** start of DATA SHOWN **
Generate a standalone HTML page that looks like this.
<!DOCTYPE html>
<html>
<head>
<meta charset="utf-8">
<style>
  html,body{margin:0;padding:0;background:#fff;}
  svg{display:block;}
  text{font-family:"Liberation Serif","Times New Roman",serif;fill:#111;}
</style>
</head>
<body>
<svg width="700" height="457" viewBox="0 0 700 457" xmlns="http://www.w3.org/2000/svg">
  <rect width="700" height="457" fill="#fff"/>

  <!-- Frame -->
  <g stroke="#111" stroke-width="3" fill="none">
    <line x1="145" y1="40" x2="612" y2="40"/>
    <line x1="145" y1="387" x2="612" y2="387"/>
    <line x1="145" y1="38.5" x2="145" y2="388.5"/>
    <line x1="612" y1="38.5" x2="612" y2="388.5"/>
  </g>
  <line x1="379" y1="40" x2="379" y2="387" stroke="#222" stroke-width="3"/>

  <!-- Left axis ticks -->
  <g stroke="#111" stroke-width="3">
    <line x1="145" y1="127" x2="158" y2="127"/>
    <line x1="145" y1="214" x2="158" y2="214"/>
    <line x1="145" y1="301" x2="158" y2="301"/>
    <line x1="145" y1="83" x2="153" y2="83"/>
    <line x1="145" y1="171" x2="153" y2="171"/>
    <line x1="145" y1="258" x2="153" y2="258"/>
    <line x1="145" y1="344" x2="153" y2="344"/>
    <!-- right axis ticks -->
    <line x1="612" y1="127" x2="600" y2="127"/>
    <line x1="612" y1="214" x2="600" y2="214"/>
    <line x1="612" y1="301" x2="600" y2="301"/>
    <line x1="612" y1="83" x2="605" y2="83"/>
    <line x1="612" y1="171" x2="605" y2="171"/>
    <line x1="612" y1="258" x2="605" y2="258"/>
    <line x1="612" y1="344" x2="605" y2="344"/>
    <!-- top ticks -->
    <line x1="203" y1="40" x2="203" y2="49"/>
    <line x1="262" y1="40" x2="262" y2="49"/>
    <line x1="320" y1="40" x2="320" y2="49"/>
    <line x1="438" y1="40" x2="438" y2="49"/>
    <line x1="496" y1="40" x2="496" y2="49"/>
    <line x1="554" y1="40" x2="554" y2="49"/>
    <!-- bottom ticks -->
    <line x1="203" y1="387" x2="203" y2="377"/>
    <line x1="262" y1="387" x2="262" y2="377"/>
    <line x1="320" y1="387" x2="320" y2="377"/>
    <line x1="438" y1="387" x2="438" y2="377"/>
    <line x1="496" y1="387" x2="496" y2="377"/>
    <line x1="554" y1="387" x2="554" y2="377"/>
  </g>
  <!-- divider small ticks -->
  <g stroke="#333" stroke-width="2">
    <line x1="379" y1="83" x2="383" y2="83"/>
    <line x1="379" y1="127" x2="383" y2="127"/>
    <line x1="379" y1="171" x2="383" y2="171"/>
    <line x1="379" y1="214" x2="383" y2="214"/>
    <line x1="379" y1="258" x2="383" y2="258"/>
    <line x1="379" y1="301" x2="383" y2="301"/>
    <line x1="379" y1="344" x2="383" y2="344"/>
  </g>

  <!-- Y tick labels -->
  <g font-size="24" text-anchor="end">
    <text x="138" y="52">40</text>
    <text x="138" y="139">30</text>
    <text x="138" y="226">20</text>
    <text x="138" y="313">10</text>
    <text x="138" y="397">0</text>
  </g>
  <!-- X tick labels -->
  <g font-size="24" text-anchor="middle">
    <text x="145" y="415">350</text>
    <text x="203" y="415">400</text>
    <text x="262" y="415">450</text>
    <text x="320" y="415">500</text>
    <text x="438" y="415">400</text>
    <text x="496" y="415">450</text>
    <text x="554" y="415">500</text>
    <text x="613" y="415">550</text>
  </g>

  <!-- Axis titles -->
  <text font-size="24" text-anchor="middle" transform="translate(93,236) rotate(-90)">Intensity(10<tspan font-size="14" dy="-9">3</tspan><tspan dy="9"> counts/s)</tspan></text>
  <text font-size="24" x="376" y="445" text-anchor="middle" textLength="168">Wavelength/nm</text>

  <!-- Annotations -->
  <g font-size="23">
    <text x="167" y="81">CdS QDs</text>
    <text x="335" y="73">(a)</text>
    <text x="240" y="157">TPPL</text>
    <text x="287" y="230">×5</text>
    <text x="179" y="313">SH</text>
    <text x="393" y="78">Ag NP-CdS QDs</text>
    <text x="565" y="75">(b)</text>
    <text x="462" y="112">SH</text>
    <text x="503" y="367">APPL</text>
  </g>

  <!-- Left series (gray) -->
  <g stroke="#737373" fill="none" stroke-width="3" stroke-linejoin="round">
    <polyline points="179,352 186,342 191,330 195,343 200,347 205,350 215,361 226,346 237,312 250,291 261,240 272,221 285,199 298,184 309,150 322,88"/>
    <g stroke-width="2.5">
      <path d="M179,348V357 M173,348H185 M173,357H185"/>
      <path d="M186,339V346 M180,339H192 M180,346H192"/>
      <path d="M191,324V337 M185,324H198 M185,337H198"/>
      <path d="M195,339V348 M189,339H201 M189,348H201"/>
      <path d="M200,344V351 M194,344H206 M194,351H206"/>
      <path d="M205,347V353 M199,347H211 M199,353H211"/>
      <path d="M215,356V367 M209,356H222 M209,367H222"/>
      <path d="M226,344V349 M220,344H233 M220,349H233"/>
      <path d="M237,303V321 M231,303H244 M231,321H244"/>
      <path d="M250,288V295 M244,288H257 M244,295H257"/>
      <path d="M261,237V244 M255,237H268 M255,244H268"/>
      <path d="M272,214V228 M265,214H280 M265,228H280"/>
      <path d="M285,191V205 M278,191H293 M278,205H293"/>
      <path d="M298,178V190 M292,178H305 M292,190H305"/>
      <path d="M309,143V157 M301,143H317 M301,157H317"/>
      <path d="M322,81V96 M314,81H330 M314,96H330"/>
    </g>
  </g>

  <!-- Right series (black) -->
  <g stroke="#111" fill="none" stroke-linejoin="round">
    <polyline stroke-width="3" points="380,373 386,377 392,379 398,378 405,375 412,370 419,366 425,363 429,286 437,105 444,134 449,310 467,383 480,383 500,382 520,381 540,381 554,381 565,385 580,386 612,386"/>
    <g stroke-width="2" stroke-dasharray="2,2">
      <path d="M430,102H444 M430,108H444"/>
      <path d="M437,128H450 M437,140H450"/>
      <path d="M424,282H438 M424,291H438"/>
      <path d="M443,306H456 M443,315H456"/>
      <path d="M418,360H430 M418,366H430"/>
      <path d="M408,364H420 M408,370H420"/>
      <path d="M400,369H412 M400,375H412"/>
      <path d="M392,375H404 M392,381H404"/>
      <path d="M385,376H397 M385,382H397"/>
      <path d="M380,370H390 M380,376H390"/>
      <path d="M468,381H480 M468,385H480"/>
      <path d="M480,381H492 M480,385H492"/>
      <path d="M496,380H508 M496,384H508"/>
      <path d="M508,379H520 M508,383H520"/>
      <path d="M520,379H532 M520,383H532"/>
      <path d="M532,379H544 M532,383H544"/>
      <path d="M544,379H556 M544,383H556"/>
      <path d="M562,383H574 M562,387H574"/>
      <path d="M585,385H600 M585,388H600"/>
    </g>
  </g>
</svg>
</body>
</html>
** end of DATA SHOWN **
OBJECTIVE:
All of the material above needs to be retyped word for word.

FULL ANSWER:
Generate a standalone HTML page that looks like this.
<!DOCTYPE html>
<html>
<head>
<meta charset="utf-8">
<style>
  html,body{margin:0;padding:0;background:#fff;}
  svg{display:block;}
  text{font-family:"Liberation Serif","Times New Roman",serif;fill:#111;}
</style>
</head>
<body>
<svg width="700" height="457" viewBox="0 0 700 457" xmlns="http://www.w3.org/2000/svg">
  <rect width="700" height="457" fill="#fff"/>

  <!-- Frame -->
  <g stroke="#111" stroke-width="3" fill="none">
    <line x1="145" y1="40" x2="612" y2="40"/>
    <line x1="145" y1="387" x2="612" y2="387"/>
    <line x1="145" y1="38.5" x2="145" y2="388.5"/>
    <line x1="612" y1="38.5" x2="612" y2="388.5"/>
  </g>
  <line x1="379" y1="40" x2="379" y2="387" stroke="#222" stroke-width="3"/>

  <!-- Left axis ticks -->
  <g stroke="#111" stroke-width="3">
    <line x1="145" y1="127" x2="158" y2="127"/>
    <line x1="145" y1="214" x2="158" y2="214"/>
    <line x1="145" y1="301" x2="158" y2="301"/>
    <line x1="145" y1="83" x2="153" y2="83"/>
    <line x1="145" y1="171" x2="153" y2="171"/>
    <line x1="145" y1="258" x2="153" y2="258"/>
    <line x1="145" y1="344" x2="153" y2="344"/>
    <!-- right axis ticks -->
    <line x1="612" y1="127" x2="600" y2="127"/>
    <line x1="612" y1="214" x2="600" y2="214"/>
    <line x1="612" y1="301" x2="600" y2="301"/>
    <line x1="612" y1="83" x2="605" y2="83"/>
    <line x1="612" y1="171" x2="605" y2="171"/>
    <line x1="612" y1="258" x2="605" y2="258"/>
    <line x1="612" y1="344" x2="605" y2="344"/>
    <!-- top ticks -->
    <line x1="203" y1="40" x2="203" y2="49"/>
    <line x1="262" y1="40" x2="262" y2="49"/>
    <line x1="320" y1="40" x2="320" y2="49"/>
    <line x1="438" y1="40" x2="438" y2="49"/>
    <line x1="496" y1="40" x2="496" y2="49"/>
    <line x1="554" y1="40" x2="554" y2="49"/>
    <!-- bottom ticks -->
    <line x1="203" y1="387" x2="203" y2="377"/>
    <line x1="262" y1="387" x2="262" y2="377"/>
    <line x1="320" y1="387" x2="320" y2="377"/>
    <line x1="438" y1="387" x2="438" y2="377"/>
    <line x1="496" y1="387" x2="496" y2="377"/>
    <line x1="554" y1="387" x2="554" y2="377"/>
  </g>
  <!-- divider small ticks -->
  <g stroke="#333" stroke-width="2">
    <line x1="379" y1="83" x2="383" y2="83"/>
    <line x1="379" y1="127" x2="383" y2="127"/>
    <line x1="379" y1="171" x2="383" y2="171"/>
    <line x1="379" y1="214" x2="383" y2="214"/>
    <line x1="379" y1="258" x2="383" y2="258"/>
    <line x1="379" y1="301" x2="383" y2="301"/>
    <line x1="379" y1="344" x2="383" y2="344"/>
  </g>

  <!-- Y tick labels -->
  <g font-size="24" text-anchor="end">
    <text x="138" y="52">40</text>
    <text x="138" y="139">30</text>
    <text x="138" y="226">20</text>
    <text x="138" y="313">10</text>
    <text x="138" y="397">0</text>
  </g>
  <!-- X tick labels -->
  <g font-size="24" text-anchor="middle">
    <text x="145" y="415">350</text>
    <text x="203" y="415">400</text>
    <text x="262" y="415">450</text>
    <text x="320" y="415">500</text>
    <text x="438" y="415">400</text>
    <text x="496" y="415">450</text>
    <text x="554" y="415">500</text>
    <text x="613" y="415">550</text>
  </g>

  <!-- Axis titles -->
  <text font-size="24" text-anchor="middle" transform="translate(93,236) rotate(-90)">Intensity(10<tspan font-size="14" dy="-9">3</tspan><tspan dy="9"> counts/s)</tspan></text>
  <text font-size="24" x="376" y="445" text-anchor="middle" textLength="168">Wavelength/nm</text>

  <!-- Annotations -->
  <g font-size="23">
    <text x="167" y="81">CdS QDs</text>
    <text x="335" y="73">(a)</text>
    <text x="240" y="157">TPPL</text>
    <text x="287" y="230">×5</text>
    <text x="179" y="313">SH</text>
    <text x="393" y="78">Ag NP-CdS QDs</text>
    <text x="565" y="75">(b)</text>
    <text x="462" y="112">SH</text>
    <text x="503" y="367">APPL</text>
  </g>

  <!-- Left series (gray) -->
  <g stroke="#737373" fill="none" stroke-width="3" stroke-linejoin="round">
    <polyline points="179,352 186,342 191,330 195,343 200,347 205,350 215,361 226,346 237,312 250,291 261,240 272,221 285,199 298,184 309,150 322,88"/>
    <g stroke-width="2.5">
      <path d="M179,348V357 M173,348H185 M173,357H185"/>
      <path d="M186,339V346 M180,339H192 M180,346H192"/>
      <path d="M191,324V337 M185,324H198 M185,337H198"/>
      <path d="M195,339V348 M189,339H201 M189,348H201"/>
      <path d="M200,344V351 M194,344H206 M194,351H206"/>
      <path d="M205,347V353 M199,347H211 M199,353H211"/>
      <path d="M215,356V367 M209,356H222 M209,367H222"/>
      <path d="M226,344V349 M220,344H233 M220,349H233"/>
      <path d="M237,303V321 M231,303H244 M231,321H244"/>
      <path d="M250,288V295 M244,288H257 M244,295H257"/>
      <path d="M261,237V244 M255,237H268 M255,244H268"/>
      <path d="M272,214V228 M265,214H280 M265,228H280"/>
      <path d="M285,191V205 M278,191H293 M278,205H293"/>
      <path d="M298,178V190 M292,178H305 M292,190H305"/>
      <path d="M309,143V157 M301,143H317 M301,157H317"/>
      <path d="M322,81V96 M314,81H330 M314,96H330"/>
    </g>
  </g>

  <!-- Right series (black) -->
  <g stroke="#111" fill="none" stroke-linejoin="round">
    <polyline stroke-width="3" points="380,373 386,377 392,379 398,378 405,375 412,370 419,366 425,363 429,286 437,105 444,134 449,310 467,383 480,383 500,382 520,381 540,381 554,381 565,385 580,386 612,386"/>
    <g stroke-width="2" stroke-dasharray="2,2">
      <path d="M430,102H444 M430,108H444"/>
      <path d="M437,128H450 M437,140H450"/>
      <path d="M424,282H438 M424,291H438"/>
      <path d="M443,306H456 M443,315H456"/>
      <path d="M418,360H430 M418,366H430"/>
      <path d="M408,364H420 M408,370H420"/>
      <path d="M400,369H412 M400,375H412"/>
      <path d="M392,375H404 M392,381H404"/>
      <path d="M385,376H397 M385,382H397"/>
      <path d="M380,370H390 M380,376H390"/>
      <path d="M468,381H480 M468,385H480"/>
      <path d="M480,381H492 M480,385H492"/>
      <path d="M496,380H508 M496,384H508"/>
      <path d="M508,379H520 M508,383H520"/>
      <path d="M520,379H532 M520,383H532"/>
      <path d="M532,379H544 M532,383H544"/>
      <path d="M544,379H556 M544,383H556"/>
      <path d="M562,383H574 M562,387H574"/>
      <path d="M585,385H600 M585,388H600"/>
    </g>
  </g>
</svg>
</body>
</html>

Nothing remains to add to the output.